== Description of the task ==
Restate the whole listing word for word. Pictures are left out.

— Start of Stored data —

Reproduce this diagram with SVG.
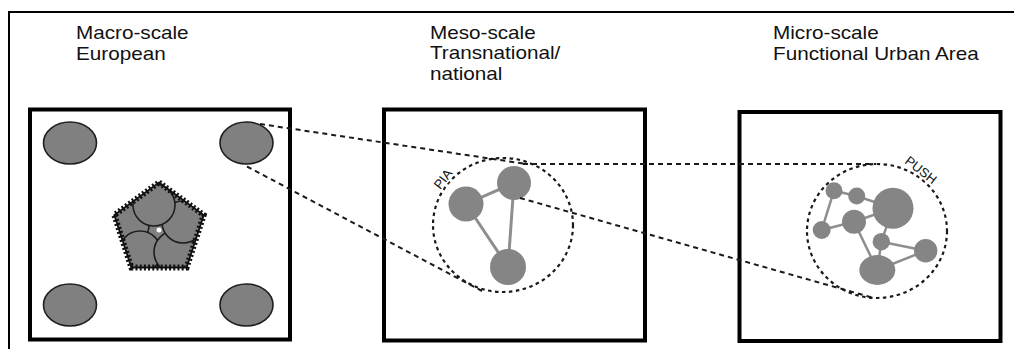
<svg xmlns="http://www.w3.org/2000/svg" width="1014" height="349" viewBox="0 0 1014 349">
<style>
.frame{fill:none;stroke:#000;stroke-width:2}
.box{fill:#fff;stroke:#000;stroke-width:4}
.title{font-family:"Liberation Sans",Arial,sans-serif;font-size:18px;fill:#111}
.lbl{font-family:"Liberation Sans",Arial,sans-serif;font-size:13px;fill:#111;stroke:#fff;stroke-width:3;paint-order:stroke;stroke-linejoin:round}
.cell{fill:#808080;stroke:#1e1e1e;stroke-width:1.6}
.node{fill:#858585}
.edge{stroke:#8e8e8e;stroke-width:3;fill:none}
.edge3{stroke:#8e8e8e;stroke-width:2.5;fill:none}
.dash{fill:none;stroke:#1a1a1a;stroke-width:2;stroke-dasharray:5 4}
.ring{fill:none;stroke:#1a1a1a;stroke-width:2.2;stroke-dasharray:3.5 3.5}
</style>
<defs>
<clipPath id="pent"><path d="M159,182.5 L203.7,215 L186.6,267.5 L131.4,267.5 L114.3,215 Z"/></clipPath>
</defs>
<rect width="1014" height="349" fill="#fff"/>
<path class="frame" d="M9,349 V12 H1014"/>
<g transform="translate(76,0) scale(1.15,1)">
<text class="title" x="0" y="39">Macro-scale</text>
<text class="title" x="0" y="60">European</text>
</g>
<g transform="translate(430,0) scale(1.15,1)">
<text class="title" x="0" y="39">Meso-scale</text>
<text class="title" x="0" y="59.5">Transnational/</text>
<text class="title" x="0" y="80">national</text>
</g>
<g transform="translate(773,0) scale(1.15,1)">
<text class="title" x="0" y="39">Micro-scale</text>
<text class="title" x="0" y="60">Functional Urban Area</text>
</g>

<g id="macro">
<rect class="box" x="30" y="109.5" width="260" height="230"/>
<ellipse class="cell" cx="70" cy="143" rx="26.5" ry="21"/>
<ellipse class="cell" cx="246.5" cy="143" rx="26.5" ry="21"/>
<ellipse class="cell" cx="70" cy="305" rx="26.5" ry="21"/>
<ellipse class="cell" cx="246.5" cy="305" rx="26.5" ry="21"/>
<g id="cluster">
<path d="M159,182.5 L203.7,215 L186.6,267.5 L131.4,267.5 L114.3,215 Z" fill="#808080"/>
<g clip-path="url(#pent)">
<circle class="cell" cx="128" cy="225" r="21"/>
<circle class="cell" cx="140" cy="252" r="21"/>
<circle class="cell" cx="175" cy="252" r="21"/>
<circle class="cell" cx="183" cy="222" r="21"/>
<circle class="cell" cx="154" cy="205" r="21"/>
</g>
<circle cx="159" cy="230" r="2.5" fill="#fff"/>
<path d="M159,182.5 L203.7,215 L186.6,267.5 L131.4,267.5 L114.3,215 Z" fill="none" stroke="#111" stroke-width="1.8"/>
<path d="M159,182.5 L203.7,215 L186.6,267.5 L131.4,267.5 L114.3,215 Z" fill="none" stroke="#111" stroke-width="6" stroke-dasharray="2 2.2"/>
</g>
</g>

<g id="meso">
<rect class="box" x="384" y="109.5" width="261" height="231"/>
<ellipse class="ring" cx="503" cy="225" rx="70" ry="67"/>
<g id="meso-net">
<line class="edge" x1="466" y1="204" x2="514" y2="183"/>
<line class="edge" x1="466" y1="204" x2="508" y2="267"/>
<line class="edge" x1="514" y1="183" x2="508" y2="267"/>
<circle class="node" cx="466" cy="204" r="17.5"/>
<circle class="node" cx="514" cy="183" r="17"/>
<circle class="node" cx="508" cy="267" r="18"/>
</g>
<text class="lbl" transform="translate(443,179) rotate(-53)" x="0" y="4.5" text-anchor="middle">PIA</text>
</g>

<g id="micro">
<rect class="box" x="739.5" y="112" width="261" height="229"/>
<ellipse class="ring" cx="877" cy="231" rx="70" ry="67"/>
<g id="micro-net">
<line class="edge3" x1="834" y1="190.7" x2="856.7" y2="196"/>
<line class="edge3" x1="834" y1="190.7" x2="821.7" y2="230"/>
<line class="edge3" x1="856.7" y1="196" x2="893" y2="208.3"/>
<line class="edge3" x1="821.7" y1="230" x2="854" y2="221.7"/>
<line class="edge3" x1="854" y1="221.7" x2="893" y2="208.3"/>
<line class="edge3" x1="854" y1="221.7" x2="877.3" y2="270"/>
<line class="edge3" x1="893" y1="208.3" x2="881.3" y2="241.7"/>
<line class="edge3" x1="881.3" y1="241.7" x2="925.7" y2="250.7"/>
<line class="edge3" x1="877.3" y1="270" x2="925.7" y2="250.7"/>
<line class="edge3" x1="881.3" y1="241.7" x2="877.3" y2="270"/>
<circle class="node" cx="834" cy="190.7" r="8.5"/>
<circle class="node" cx="856.7" cy="196" r="8.5"/>
<circle class="node" cx="893" cy="208.3" r="20.5"/>
<circle class="node" cx="854" cy="221.7" r="12"/>
<circle class="node" cx="821.7" cy="230" r="9"/>
<circle class="node" cx="881.3" cy="241.7" r="8.7"/>
<circle class="node" cx="925.7" cy="250.7" r="11.7"/>
<ellipse class="node" cx="877.3" cy="270" rx="18" ry="15"/>
</g>
<text class="lbl" transform="translate(921,170) rotate(38)" x="0" y="4.5" text-anchor="middle">PUSH</text>
</g>

<g id="connectors">
<line class="dash" x1="260" y1="124" x2="523" y2="163.5"/>
<line class="dash" x1="247" y1="166.5" x2="482" y2="291"/>
<line class="dash" x1="523" y1="164" x2="876" y2="164"/>
<line class="dash" x1="520" y1="198" x2="872" y2="297.5"/>
</g>
</svg>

— End of Stored data —

== Solution for this problem ==
Reproduce this diagram with SVG.
<svg xmlns="http://www.w3.org/2000/svg" width="1014" height="349" viewBox="0 0 1014 349">
<style>
.frame{fill:none;stroke:#000;stroke-width:2}
.box{fill:#fff;stroke:#000;stroke-width:4}
.title{font-family:"Liberation Sans",Arial,sans-serif;font-size:18px;fill:#111}
.lbl{font-family:"Liberation Sans",Arial,sans-serif;font-size:13px;fill:#111;stroke:#fff;stroke-width:3;paint-order:stroke;stroke-linejoin:round}
.cell{fill:#808080;stroke:#1e1e1e;stroke-width:1.6}
.node{fill:#858585}
.edge{stroke:#8e8e8e;stroke-width:3;fill:none}
.edge3{stroke:#8e8e8e;stroke-width:2.5;fill:none}
.dash{fill:none;stroke:#1a1a1a;stroke-width:2;stroke-dasharray:5 4}
.ring{fill:none;stroke:#1a1a1a;stroke-width:2.2;stroke-dasharray:3.5 3.5}
</style>
<defs>
<clipPath id="pent"><path d="M159,182.5 L203.7,215 L186.6,267.5 L131.4,267.5 L114.3,215 Z"/></clipPath>
</defs>
<rect width="1014" height="349" fill="#fff"/>
<path class="frame" d="M9,349 V12 H1014"/>
<g transform="translate(76,0) scale(1.15,1)">
<text class="title" x="0" y="39">Macro-scale</text>
<text class="title" x="0" y="60">European</text>
</g>
<g transform="translate(430,0) scale(1.15,1)">
<text class="title" x="0" y="39">Meso-scale</text>
<text class="title" x="0" y="59.5">Transnational/</text>
<text class="title" x="0" y="80">national</text>
</g>
<g transform="translate(773,0) scale(1.15,1)">
<text class="title" x="0" y="39">Micro-scale</text>
<text class="title" x="0" y="60">Functional Urban Area</text>
</g>

<g id="macro">
<rect class="box" x="30" y="109.5" width="260" height="230"/>
<ellipse class="cell" cx="70" cy="143" rx="26.5" ry="21"/>
<ellipse class="cell" cx="246.5" cy="143" rx="26.5" ry="21"/>
<ellipse class="cell" cx="70" cy="305" rx="26.5" ry="21"/>
<ellipse class="cell" cx="246.5" cy="305" rx="26.5" ry="21"/>
<g id="cluster">
<path d="M159,182.5 L203.7,215 L186.6,267.5 L131.4,267.5 L114.3,215 Z" fill="#808080"/>
<g clip-path="url(#pent)">
<circle class="cell" cx="128" cy="225" r="21"/>
<circle class="cell" cx="140" cy="252" r="21"/>
<circle class="cell" cx="175" cy="252" r="21"/>
<circle class="cell" cx="183" cy="222" r="21"/>
<circle class="cell" cx="154" cy="205" r="21"/>
</g>
<circle cx="159" cy="230" r="2.5" fill="#fff"/>
<path d="M159,182.5 L203.7,215 L186.6,267.5 L131.4,267.5 L114.3,215 Z" fill="none" stroke="#111" stroke-width="1.8"/>
<path d="M159,182.5 L203.7,215 L186.6,267.5 L131.4,267.5 L114.3,215 Z" fill="none" stroke="#111" stroke-width="6" stroke-dasharray="2 2.2"/>
</g>
</g>

<g id="meso">
<rect class="box" x="384" y="109.5" width="261" height="231"/>
<ellipse class="ring" cx="503" cy="225" rx="70" ry="67"/>
<g id="meso-net">
<line class="edge" x1="466" y1="204" x2="514" y2="183"/>
<line class="edge" x1="466" y1="204" x2="508" y2="267"/>
<line class="edge" x1="514" y1="183" x2="508" y2="267"/>
<circle class="node" cx="466" cy="204" r="17.5"/>
<circle class="node" cx="514" cy="183" r="17"/>
<circle class="node" cx="508" cy="267" r="18"/>
</g>
<text class="lbl" transform="translate(443,179) rotate(-53)" x="0" y="4.5" text-anchor="middle">PIA</text>
</g>

<g id="micro">
<rect class="box" x="739.5" y="112" width="261" height="229"/>
<ellipse class="ring" cx="877" cy="231" rx="70" ry="67"/>
<g id="micro-net">
<line class="edge3" x1="834" y1="190.7" x2="856.7" y2="196"/>
<line class="edge3" x1="834" y1="190.7" x2="821.7" y2="230"/>
<line class="edge3" x1="856.7" y1="196" x2="893" y2="208.3"/>
<line class="edge3" x1="821.7" y1="230" x2="854" y2="221.7"/>
<line class="edge3" x1="854" y1="221.7" x2="893" y2="208.3"/>
<line class="edge3" x1="854" y1="221.7" x2="877.3" y2="270"/>
<line class="edge3" x1="893" y1="208.3" x2="881.3" y2="241.7"/>
<line class="edge3" x1="881.3" y1="241.7" x2="925.7" y2="250.7"/>
<line class="edge3" x1="877.3" y1="270" x2="925.7" y2="250.7"/>
<line class="edge3" x1="881.3" y1="241.7" x2="877.3" y2="270"/>
<circle class="node" cx="834" cy="190.7" r="8.5"/>
<circle class="node" cx="856.7" cy="196" r="8.5"/>
<circle class="node" cx="893" cy="208.3" r="20.5"/>
<circle class="node" cx="854" cy="221.7" r="12"/>
<circle class="node" cx="821.7" cy="230" r="9"/>
<circle class="node" cx="881.3" cy="241.7" r="8.7"/>
<circle class="node" cx="925.7" cy="250.7" r="11.7"/>
<ellipse class="node" cx="877.3" cy="270" rx="18" ry="15"/>
</g>
<text class="lbl" transform="translate(921,170) rotate(38)" x="0" y="4.5" text-anchor="middle">PUSH</text>
</g>

<g id="connectors">
<line class="dash" x1="260" y1="124" x2="523" y2="163.5"/>
<line class="dash" x1="247" y1="166.5" x2="482" y2="291"/>
<line class="dash" x1="523" y1="164" x2="876" y2="164"/>
<line class="dash" x1="520" y1="198" x2="872" y2="297.5"/>
</g>
</svg>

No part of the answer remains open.